There's literally no problem to render a text in a video stream.
If they did that then they'd have to re-encode videos for each veiwer (which would require an insane amount of processing power), or give up on tracking and have contextual only ads.
Their only real option is to have ads as separate files and then use the magic JavaScript to tell your computer to play one file then the next, which is where adblock comes in like "naw, let's not do that".
Not really. That's not how modern streaming works. No one sends plain files like it's 2000.
I didn't mean like they just strait up embed video.mp4 on page for the video, but as far as I understand on their backend they still have actually video files of various resolutions and such that they serve to you.
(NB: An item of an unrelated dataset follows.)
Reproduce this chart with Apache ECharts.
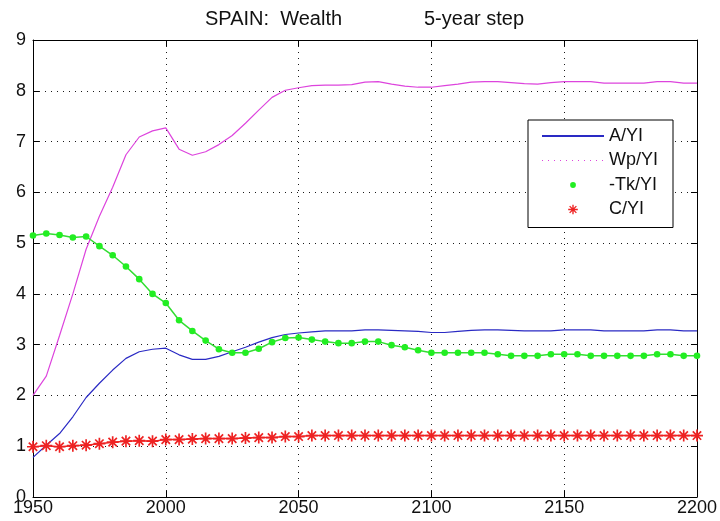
<!DOCTYPE html>
<html>
<head>
<meta charset="utf-8">
<script src="https://cdn.jsdelivr.net/npm/echarts@6/dist/echarts.min.js"></script>
<style>
  html, body { margin: 0; padding: 0; background: #fff; }
  #chart { width: 720px; height: 521px; }
</style>
</head>
<body>
<div id="chart"></div>
<script>
// Simulation years, 5-year step
const years = [1950, 1955, 1960, 1965, 1970, 1975, 1980, 1985, 1990, 1995,
               2000, 2005, 2010, 2015, 2020, 2025, 2030, 2035, 2040, 2045,
               2050, 2055, 2060, 2065, 2070, 2075, 2080, 2085, 2090, 2095,
               2100, 2105, 2110, 2115, 2120, 2125, 2130, 2135, 2140, 2145,
               2150, 2155, 2160, 2165, 2170, 2175, 2180, 2185, 2190, 2195, 2200];

// A/YI
const aYI = [0.78, 1.02, 1.25, 1.58, 1.96, 2.24, 2.50, 2.73, 2.86, 2.91,
             2.93, 2.80, 2.71, 2.71, 2.77, 2.86, 2.95, 3.05, 3.14, 3.20,
             3.23, 3.25, 3.27, 3.27, 3.27, 3.29, 3.29, 3.28, 3.27, 3.26,
             3.24, 3.24, 3.26, 3.28, 3.29, 3.29, 3.28, 3.27, 3.27, 3.27,
             3.29, 3.29, 3.29, 3.27, 3.27, 3.27, 3.27, 3.29, 3.29, 3.27, 3.27];

// Wp/YI
const wpYI = [2.00, 2.38, 3.18, 4.00, 4.88, 5.53, 6.10, 6.74, 7.09, 7.21,
              7.27, 6.85, 6.73, 6.80, 6.94, 7.12, 7.36, 7.62, 7.87, 8.01,
              8.06, 8.10, 8.11, 8.11, 8.12, 8.17, 8.18, 8.13, 8.09, 8.07,
              8.07, 8.10, 8.13, 8.17, 8.18, 8.18, 8.16, 8.14, 8.13, 8.16,
              8.18, 8.18, 8.18, 8.15, 8.15, 8.15, 8.15, 8.18, 8.18, 8.15, 8.15];

// -Tk/YI
const tkYI = [5.15, 5.19, 5.16, 5.11, 5.13, 4.94, 4.76, 4.54, 4.29, 4.00,
              3.82, 3.48, 3.27, 3.08, 2.91, 2.84, 2.84, 2.92, 3.05, 3.13,
              3.14, 3.10, 3.06, 3.03, 3.03, 3.06, 3.06, 2.99, 2.95, 2.89,
              2.84, 2.84, 2.84, 2.84, 2.84, 2.81, 2.78, 2.78, 2.78, 2.81,
              2.81, 2.81, 2.78, 2.78, 2.78, 2.78, 2.78, 2.81, 2.81, 2.78, 2.78];

// C/YI
const cYI = [0.99, 1.01, 0.99, 1.01, 1.02, 1.05, 1.08, 1.10, 1.11, 1.10,
             1.13, 1.13, 1.14, 1.15, 1.15, 1.15, 1.16, 1.17, 1.17, 1.19,
             1.19, 1.21, 1.21, 1.21, 1.21, 1.21, 1.21, 1.21, 1.21, 1.21,
             1.21, 1.21, 1.21, 1.21, 1.21, 1.21, 1.21, 1.21, 1.21, 1.21,
             1.21, 1.21, 1.21, 1.21, 1.21, 1.21, 1.21, 1.21, 1.21, 1.21, 1.21];

const seriesNames = ['A/YI', 'Wp/YI', '-Tk/YI', 'C/YI'];
const titleLeft = 'SPAIN:  Wealth';
const titleRight = '5-year step';

const FONT = '"Liberation Sans", Arial, Helvetica, sans-serif';
const pairs = arr => years.map((y, i) => [y, arr[i]]);

// filled dot with a margin inside its box, so the legend icon stays small
const DOT = 'path://M0,0 M10,10 M2,5 A3,3 0 1,1 8,5 A3,3 0 1,1 2,5 Z';
// eight-armed asterisk marker
const STAR = 'path://M4.3,0 L5.7,0 L5.7,10 L4.3,10 Z ' +
             'M0,4.3 L10,4.3 L10,5.7 L0,5.7 Z ' +
             'M2.0,1.0 L9.0,8.0 L8.0,9.0 L1.0,2.0 Z ' +
             'M8.0,1.0 L9.0,2.0 L2.0,9.0 L1.0,8.0 Z';

const dotted = { color: '#1a1a1a', width: 1, type: [1, 5] };
const blank = { color: 'rgba(0,0,0,0)', borderWidth: 0, opacity: 0 };

const chart = echarts.init(document.getElementById('chart'), null, { renderer: 'canvas' });

chart.setOption({
  animation: false,
  backgroundColor: '#fff',
  grid: { left: 33, right: 21, top: 40, bottom: 24, containLabel: false },
  graphic: [
    { type: 'text', x: 205, y: 9, style: { text: titleLeft, font: '20px ' + FONT, fill: '#111' } },
    { type: 'text', x: 424, y: 9, style: { text: titleRight, font: '20px ' + FONT, fill: '#111' } }
  ],
  legend: {
    orient: 'vertical',
    left: 528,
    top: 120,
    padding: [6, 15, 8, 13],
    itemWidth: 62,
    itemHeight: 12,
    itemGap: 4.5,
    backgroundColor: '#fff',
    borderColor: '#000',
    borderWidth: 1,
    borderRadius: 0,
    selectedMode: false,
    textStyle: { fontSize: 18, fontFamily: FONT, color: '#111', lineHeight: 20 },
    data: [
      { name: seriesNames[0], itemStyle: blank },
      { name: seriesNames[1], itemStyle: blank, lineStyle: { type: [1, 5], width: 1 } },
      { name: seriesNames[2], lineStyle: { opacity: 0 } },
      { name: seriesNames[3], lineStyle: { opacity: 0 } }
    ]
  },
  xAxis: [
    {
      type: 'value', min: 1950, max: 2200, interval: 50,
      axisLine: { show: true, onZero: false, lineStyle: { color: '#000', width: 1 } },
      axisTick: { show: true, inside: true, length: 6, lineStyle: { color: '#000' } },
      axisLabel: { show: true, margin: 2, fontSize: 18, fontFamily: FONT, color: '#111',
                   formatter: v => String(v) },
      splitLine: { show: true, lineStyle: dotted }
    },
    {
      type: 'value', position: 'top', min: 1950, max: 2200, interval: 50,
      axisLine: { show: true, onZero: false, lineStyle: { color: '#000', width: 1 } },
      axisTick: { show: true, inside: true, length: 6, lineStyle: { color: '#000' } },
      axisLabel: { show: false },
      splitLine: { show: false }
    }
  ],
  yAxis: [
    {
      type: 'value', min: 0, max: 9, interval: 1,
      axisLine: { show: true, onZero: false, lineStyle: { color: '#000', width: 1 } },
      axisTick: { show: true, inside: true, length: 6, lineStyle: { color: '#000' } },
      axisLabel: { show: true, margin: 7, fontSize: 18, fontFamily: FONT, color: '#111' },
      splitLine: { show: true, lineStyle: dotted }
    },
    {
      type: 'value', position: 'right', min: 0, max: 9, interval: 1,
      axisLine: { show: true, onZero: false, lineStyle: { color: '#000', width: 1 } },
      axisTick: { show: true, inside: true, length: 6, lineStyle: { color: '#000' } },
      axisLabel: { show: false },
      splitLine: { show: false }
    }
  ],
  series: [
    {
      name: seriesNames[0], type: 'line', data: pairs(aYI),
      symbol: 'none', lineStyle: { color: '#2a2ac4', width: 1.2 },
      itemStyle: { color: '#2a2ac4' }
    },
    {
      name: seriesNames[1], type: 'line', data: pairs(wpYI),
      symbol: 'none', lineStyle: { color: '#dd44dd', width: 1.2 },
      itemStyle: { color: '#dd44dd' }
    },
    {
      name: seriesNames[2], type: 'line', data: pairs(tkYI),
      symbol: DOT, symbolSize: 11, showAllSymbol: true,
      lineStyle: { color: '#33dd33', width: 1.5 },
      itemStyle: { color: '#22ee22' }
    },
    {
      name: seriesNames[3], type: 'line', data: pairs(cYI),
      symbol: STAR, symbolSize: 12, showAllSymbol: true,
      lineStyle: { color: '#ee2222', width: 1.5 },
      itemStyle: { color: '#ee2222' }
    }
  ]
});
</script>
</body>
</html>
Even if the page isn't giving you a copy of a strait up file in the way it might in 2000, the player is still pulling a copy of a pre processed video file stored on YT's servers, and in order to have the ads as part of that same file in order to make adblock very hard to implement they'd need to re-process it any time they want to show an ad that hadn't been already inserted into the video.
I could be completely wrong tho, I don't work at YouTube and haven't built a video sharing site before.
That's not how it works. I don't know exactly what YouTube is doing, but it's not serving files at all. There are several options available today, perhaps the easiest one to look at is HLS.
In short, the streaming server splits video files into small chunks. Then instead of sending you one huge file, it sends you a HLS playlist. Your browser reads the playlist and starts playing small video chunks one by one. If you want to navigate somewhere inside the video, you don't wait for the whole file to be downloaded, instead the browser will simply skip lots of chunks in the middle until it lands on the one you want to watch. That's also how changing video resolution works - the browser doesn't re-download 4K video after downloading 1080p video, it just stops at current chunk and switches to a higher res one for the next portion of the video.
So, few important things:
This means that YouTube can create a new HLS playlist on the fly, send you 10 chunks of the your video, then send 3 chunks of the ad video, then 42 chunks of your video and 5 more ad video chunks. There's no need to decode/encode anything. And you will never know what the next chunk holds. They can also add ad chunks at random moments, so you won't be able to auto-skip them like you do with sponsor segments.
The real question is why Google is not doing it already.
Thanks for the breakdown and the link, cool to learn about the new (well new to me) tech, sad to see it's gonna probably bit us in the butt at somepoint.